Another person took a screenshot of one of our Twitter threads and posted it on Facebook with this caption: “Ladies and gentlemen, that is your Gender Talk 211 Twitter feed advocating for the LGBTQI in South Sudan; our country cannot be destroyed by these so-called feminists and civil society organizations whose undercover works for LGBTQ. Let’s mobilize resources to fight them” in an attempt to share it with a wider South Sudanese online audience for more backlash. While he achieved what he was aiming for, it was interesting to see others who countered the author of this post and expressed that there are more important things to focus on if at all those resources were available, i.e., fighting corruption, etc. than going after people fighting for LGBQT+ rights. 

This year, the backlash was similar, some anchored on “religion and culture” as the basis to justify “South Sudanese homophobia”. With comments on our pride month posts such as 
“The demon is finding a place in South Sudan and people are silent…we need to kill them with their spirit”Another said, “Mentally distorted feminists, trying to please their white masters, we Africans and homosexual is not our culture. Keep that western culture in the west”. 

The majority of the individuals who commented issued direct threats and insinuated taking the law into their own hands in dealing with those seen as promoting LGBTQ+ rights in South Sudan (Gender Talk 211 team members) with comments such as
“Where are your offices located? we can come and share with us the meaning of LGBT failure to do so then it will be bad news.”
“Who ever owns this page if I ever get you in Juba you will be buried alive what exactly are you promoting, out of all the crap in this country for one thing we shall not tolerate is LGBT.”
“The good thing about this country is that there’s no disarmament yet”

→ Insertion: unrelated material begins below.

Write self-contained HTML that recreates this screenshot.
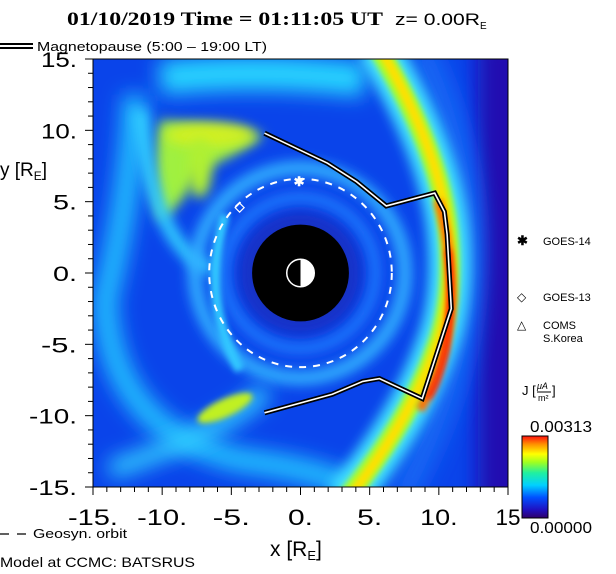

One thing that is clear in all of this backlash is the misinterpretation of religions, ignorance of African cultures, and sexual orientation. Centering the safety and security of the South Sudanese LGBTQ+ community remains our core objective in all the advocacy and awareness raising we do on LGBTQ+ rights. We are mindful of the kind of engagement we want to see, and the moment it is more harmful than constructive, we always pause. This is a sensitive topic and issue in South Sudan; no other human rights, women-led/focused, or civil society organizations are open about their solidarity for LGBTQ+ rights in South Sudan. 

Our support and solidarity is with the South Sudanese LGBTQ+ community. We will always follow their guidance, not push boundaries that might cause more violence and abuse towards them. Someone from the community reached out and said: “Every day, you have to pretend and laugh with people at work just to make them not think badly of you. Many talk shit behind my back about my dress code, and it always reaches me, but still, I must always pretend and laugh with them; I sometimes ask myself, God, why me? Why am I this way? This is hell on earth, but I hope one day I will overcome this; thank you for always speaking up on our behalf.” This reminded us to move our attention away from all the homophobes and homophobia and focus on what truly matters: how our voice extends solidarity and humanity to the community. We will continue to focus on this. 

In 2023, we added permanent rainbow colors to our Gender Talk 211 logo, making it clear that Gender Talk 211 is a feminist platform and that there is no liberation and freedom for any of us without that of the LGBTQ+ community in South Sudan and Globally. We are patient with the process and hope this will inspire and encourage other human rights, women, and civil society organizations in South Sudan to be more conscious and inclusive in their human rights work.